The Hikawa Maru is a passenger ship that was in use from the 1930s until 1960. You can tour the whole ship for a ticket price of less than $3 USD!! How cool is that??!! We spent several hours exploring every part of this boat, from the engine room to the captain's quarters. I loved playing with the telegram. I'm not sure I would be very good at the rhythm required for Morse Code. On the gorgeous stairways and in the luxuriant 1st class dining hall and smoking room I felt a bit like I were touring the Titanic (which, I know, is impossible). We also got to see an 8-bed room in 3rd class and realistically noted that that's where we'd be traveling with our family if we'd had the notion to cross the ocean back in the day. It makes sitting in an economy seat in the back of an airplane for 13 hours sound not bad at all!

Cupnoodles Museum - 500 yen

This museum was another birthday request of Angel's. He loves instant ramen--and sometimes wishes I cooked less often so that he had more excuses to eat it. Here we learned about Momofuku Ando and his process of inventing first a method of drying ramen noodle with hot oil, so that they could be sold in packed as instant ramen, then, later on, he invented  Cupnoodles and Space Ramen.
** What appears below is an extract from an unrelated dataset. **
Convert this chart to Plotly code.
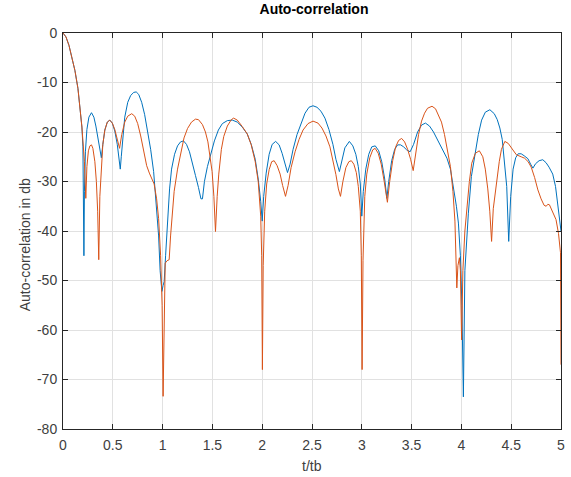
import plotly.graph_objects as go

# ---- data (t/tb, dB) ----
blue_x = [0.00, 0.03, 0.06, 0.09, 0.12, 0.15, 0.17, 0.19, 0.20, 0.205, 0.21, 0.215, 0.225, 0.24, 0.26, 0.286,
          0.31, 0.33, 0.355, 0.375, 0.385, 0.40, 0.42, 0.445, 0.47, 0.495, 0.52, 0.545, 0.565, 0.575, 0.585,
          0.60, 0.62, 0.65, 0.68, 0.71, 0.735, 0.76, 0.79, 0.82, 0.85, 0.88, 0.91, 0.935, 0.96, 0.975, 0.993,
          1.005, 1.016, 1.03, 1.049, 1.07, 1.09, 1.12, 1.15, 1.18, 1.21, 1.24, 1.27, 1.30, 1.33, 1.36, 1.385,
          1.40, 1.42, 1.45, 1.48, 1.52, 1.56, 1.60, 1.65, 1.70, 1.75, 1.80, 1.85, 1.89, 1.93, 1.96, 1.985,
          2.0, 2.015, 2.04, 2.07, 2.10, 2.135, 2.17, 2.20, 2.23, 2.254, 2.28, 2.31, 2.35, 2.39, 2.43, 2.47,
          2.51, 2.55, 2.59, 2.63, 2.67, 2.71, 2.74, 2.775, 2.80, 2.83, 2.875, 2.91, 2.94, 2.965, 2.985, 3.0,
          3.015, 3.04, 3.07, 3.10, 3.135, 3.17, 3.20, 3.23, 3.252, 3.27, 3.30, 3.33, 3.36, 3.39, 3.42, 3.45,
          3.485, 3.52, 3.56, 3.60, 3.639, 3.68, 3.72, 3.76, 3.80, 3.855, 3.89, 3.92, 3.95, 3.97, 3.99, 4.005,
          4.02, 4.035, 4.055, 4.07, 4.10, 4.137, 4.17, 4.203, 4.24, 4.286, 4.33, 4.36, 4.386, 4.41, 4.436,
          4.455, 4.475, 4.495, 4.519, 4.545, 4.57, 4.60, 4.63, 4.668, 4.695, 4.718, 4.745, 4.78, 4.817, 4.85,
          4.88, 4.917, 4.945, 4.967, 4.985, 5.0]
blue_y = [0, -0.8, -2.5, -4.8, -7.6, -11.2, -14.5, -19, -23, -30, -45, -32, -24, -19.5, -17, -16.1,
          -17, -18.8, -21.5, -24, -25.2, -22.5, -19.6, -18, -17.6, -18.2, -19.8, -22.5, -25.5, -27.5, -25,
          -21, -17, -14, -12.6, -12, -11.9, -12.4, -14, -16.5, -19.8, -23.5, -28, -33.7, -41, -48, -52.2,
          -51, -50.2, -45, -38, -31.5, -27.5, -24.5, -22.8, -22, -21.8, -22.5, -24, -26.2, -28.8, -31.2, -33.5,
          -33.5, -30, -27, -24.8, -21.8, -19.6, -18.3, -17.7, -17.6, -18, -19, -20.4, -22.5, -25.5, -29.5, -34,
          -38, -33, -28.3, -24.5, -22.5, -21.9, -22.6, -24.3, -26.5, -28.2, -26.5, -23.5, -20.5, -18.3, -16.2, -15,
          -14.7, -15, -15.8, -17.2, -19.5, -22.5, -25.5, -28, -25.8, -23.2, -21.9, -22.8, -24.5, -27, -30.5, -37,
          -32, -27.5, -24.5, -23, -22.8, -23.8, -26, -29.5, -33.4, -30, -25.8, -23.5, -22.6, -22.6, -23, -23.6,
          -24, -22.5, -20, -18.6, -18.2, -18.8, -20, -21.5, -23, -25.3, -27.5, -31, -35, -38.4, -45, -55,
          -73.5, -48, -40, -36.4, -29, -24.3, -20.5, -17.6, -16, -15.5, -16.3, -17.5, -19.2, -21.5, -26.3,
          -31, -42.1, -33, -27.5, -25.2, -24.4, -24.4, -24.8, -25.4, -26.5, -27.3, -26.4, -25.8, -25.6, -26.2,
          -27.1, -28.5, -31, -34.4, -37, -40]

orange_x = [0.00, 0.03, 0.06, 0.09, 0.12, 0.15, 0.17, 0.19, 0.20, 0.215, 0.229, 0.24, 0.255, 0.27, 0.286,
            0.30, 0.32, 0.335, 0.348, 0.359, 0.37, 0.385, 0.40, 0.42, 0.445, 0.47, 0.495, 0.52, 0.545, 0.568,
            0.59, 0.62, 0.65, 0.69, 0.72, 0.75, 0.78, 0.81, 0.84, 0.867, 0.89, 0.915, 0.94, 0.96, 0.98, 0.995,
            1.005, 1.015, 1.026, 1.045, 1.066, 1.08, 1.099, 1.116, 1.15, 1.182, 1.215, 1.25, 1.29, 1.33, 1.36,
            1.40, 1.43, 1.455, 1.475, 1.497, 1.515, 1.531, 1.548, 1.564, 1.59, 1.614, 1.65, 1.69, 1.713, 1.75,
            1.80, 1.85, 1.89, 1.93, 1.96, 1.985, 1.995, 2.002, 2.01, 2.025, 2.045, 2.07, 2.095, 2.12, 2.15, 2.18,
            2.205, 2.234, 2.26, 2.29, 2.33, 2.37, 2.41, 2.46, 2.51, 2.56, 2.60, 2.64, 2.68, 2.71, 2.74, 2.765,
            2.786, 2.81, 2.84, 2.87, 2.895, 2.92, 2.945, 2.965, 2.985, 2.995, 3.003, 3.012, 3.03, 3.05, 3.08,
            3.11, 3.134, 3.165, 3.195, 3.225, 3.257, 3.28, 3.31, 3.34, 3.37, 3.40, 3.43, 3.46, 3.49, 3.516,
            3.54, 3.57, 3.60, 3.63, 3.66, 3.705, 3.74, 3.77, 3.80, 3.83, 3.86, 3.89, 3.915, 3.935, 3.954, 3.965,
            3.98, 3.99, 4.002, 4.015, 4.035, 4.054, 4.08, 4.104, 4.14, 4.18, 4.215, 4.24, 4.265, 4.285, 4.303,
            4.32, 4.34, 4.353, 4.38, 4.402, 4.436, 4.47, 4.50, 4.552, 4.60, 4.635, 4.67, 4.701, 4.735, 4.768,
            4.80, 4.83, 4.851, 4.868, 4.884, 4.91, 4.95, 4.975, 4.995, 5.0]
orange_y = [0, -0.8, -2.5, -4.8, -7.6, -11.2, -14.5, -19, -21.8, -26, -33.4, -27, -23.8, -22.8, -22.6,
            -23.3, -26, -30, -36, -45.8, -33, -26, -22.5, -19.6, -18, -17.6, -18.2, -19.5, -21.5, -23.3,
            -20.5, -18, -16.8, -16.3, -16.8, -18.3, -20.8, -24, -26.8, -28.3, -29.2, -30.5, -33.5, -37.5, -45, -55,
            -73.4, -55, -46.5, -46, -45.8, -41, -35.7, -32, -27.5, -24, -21.2, -19.3, -18, -17.4, -17.5,
            -18.5, -20, -22, -24.5, -28, -33, -40.1, -33, -28.5, -23.5, -20.9, -18.8, -17.5, -17.2, -17.6,
            -18.9, -20.4, -22.6, -26, -30, -37, -45, -68, -47, -36, -30.5, -27.6, -26, -25.8, -26.8, -28.5,
            -30.8, -33, -30.8, -27.2, -24, -21.5, -19.6, -18.3, -17.8, -18.2, -19.2, -20.8, -23, -25.5, -28.6, -31.5,
            -33, -30, -27.2, -26, -25.8, -26.5, -28.2, -31, -36, -45, -68, -46, -33, -28.5, -25.2,
            -23.6, -23.3, -24.3, -26.5, -30, -34.2, -30, -25.8, -23, -21.7, -21.3, -22, -23.5, -25.5, -27.8,
            -24.5, -20.5, -17.8, -16.2, -15.2, -14.8, -15.3, -16.5, -18, -20.5, -23.5, -27, -32, -38, -51.5, -47,
            -45.4, -48, -62, -48, -40, -35, -30, -26.3, -24.3, -23.8, -25, -27.5, -31.5, -36, -42.1,
            -35.5, -32, -30, -26, -23.5, -21.9, -22.3, -23.2, -24.6, -25, -25.3, -26, -27.1, -29.2, -31.7,
            -33.5, -34.8, -35, -34.6, -34.7, -35.8, -37.7, -40.5, -44.4, -67]

x_ticks = [0, 0.5, 1, 1.5, 2, 2.5, 3, 3.5, 4, 4.5, 5]
x_tick_text = ["0", "0.5", "1", "1.5", "2", "2.5", "3", "3.5", "4", "4.5", "5"]
y_ticks = [-80, -70, -60, -50, -40, -30, -20, -10, 0]
y_tick_text = ["-80", "-70", "-60", "-50", "-40", "-30", "-20", "-10", "0"]

BLUE = "#0072BD"
ORANGE = "#D95319"
AX = "#262626"
TXT = "#404040"
FONT = "Liberation Sans, Arial, sans-serif"

W, H = 571, 477
L, R, T, B = 63, 6, 33, 48

fig = go.Figure()
fig.add_trace(go.Scatter(x=blue_x, y=blue_y, mode="lines",
                         line=dict(color=BLUE, width=1), showlegend=False))
fig.add_trace(go.Scatter(x=orange_x, y=orange_y, mode="lines",
                         line=dict(color=ORANGE, width=1), showlegend=False))

axis_common = dict(
    showline=True, linecolor=AX, linewidth=1, mirror="ticks",
    ticks="inside", ticklen=5, tickwidth=1, tickcolor=AX,
    showgrid=True, gridcolor="#e1e1e1", gridwidth=1,
    zeroline=False, tickfont=dict(family=FONT, size=14, color=TXT),
)

fig.update_layout(
    width=W, height=H,
    margin=dict(l=L, r=R, t=T, b=B),
    paper_bgcolor="white", plot_bgcolor="white",
    title=dict(text="<b>Auto-correlation</b>", x=(L + (W - R - L) / 2) / W, xanchor="center",
               y=1 - 4 / H, yanchor="top",
               font=dict(family=FONT, size=14, color="black")),
    xaxis=dict(range=[0, 5], tickvals=x_ticks, ticktext=x_tick_text, ticklabelstandoff=3,
               **axis_common),
    yaxis=dict(range=[-80, 0], tickvals=y_ticks, ticktext=y_tick_text, ticklabelstandoff=2,
               **axis_common),
    annotations=[
        dict(text="t/tb", xref="paper", yref="paper", x=0.5, y=-(466 - (H - B)) / (H - T - B),
             xanchor="center", yanchor="middle", showarrow=False,
             font=dict(family=FONT, size=14, color=TXT)),
        dict(text="Auto-correlation in db", xref="paper", yref="paper", x=-(L - 25) / (W - L - R),
             y=1 - (245 - T) / (H - T - B), xanchor="center", yanchor="middle", textangle=-90,
             showarrow=False, font=dict(family=FONT, size=14, color=TXT)),
    ],
)

fig.write_html("out.html")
Tokyo National Museum - 620 yen

On our last day in Tokyo, we went to the Tokyo National Museum. It's a large museum complex with multiple buildings, and is beautifully and elegantly designed. The collection of artifacts is quite impressive, as they have artifacts not only from Japan, but also from the rest of Asia as well as from the Middle East and Africa. They had a mummy! And a great deal of art, as well as Japanese clothing and jewelry. Angel was hoping they'd have more exhibits on modern Japanese history, but this museum is definitely primarily focused on the long-ago past, we didn't see much if anything from the 1900s onward. The ticket price is definitely a good value for the beauty and interesting information about all the artifacts present.

Explore the City - Free, until you buy and/or eat something

Tokyo is a great city to wander around. If you're completely new to the place like we are, you never know when you'll run into a Tamagochi store, a flea market, lotuses that appear to be taking over the whole pond and maybe the world after that, or an interesting cemetery.

The Observation Deck at Haneda Airport - Free

And when it's time to go, if you're lucky enough to be flying out of Haneda Airport, they have an awesome rooftop observation deck where you can stand outdoors, enjoy the breeze, and watch planes land and take off. I have never been to an airport with anything like this (and I've been to a lot of airports...). It was so cool, and a fantastic way to say "goodbye!" to Tokyo.

What kinds of things do you like to do on vacation to help stick to your budget?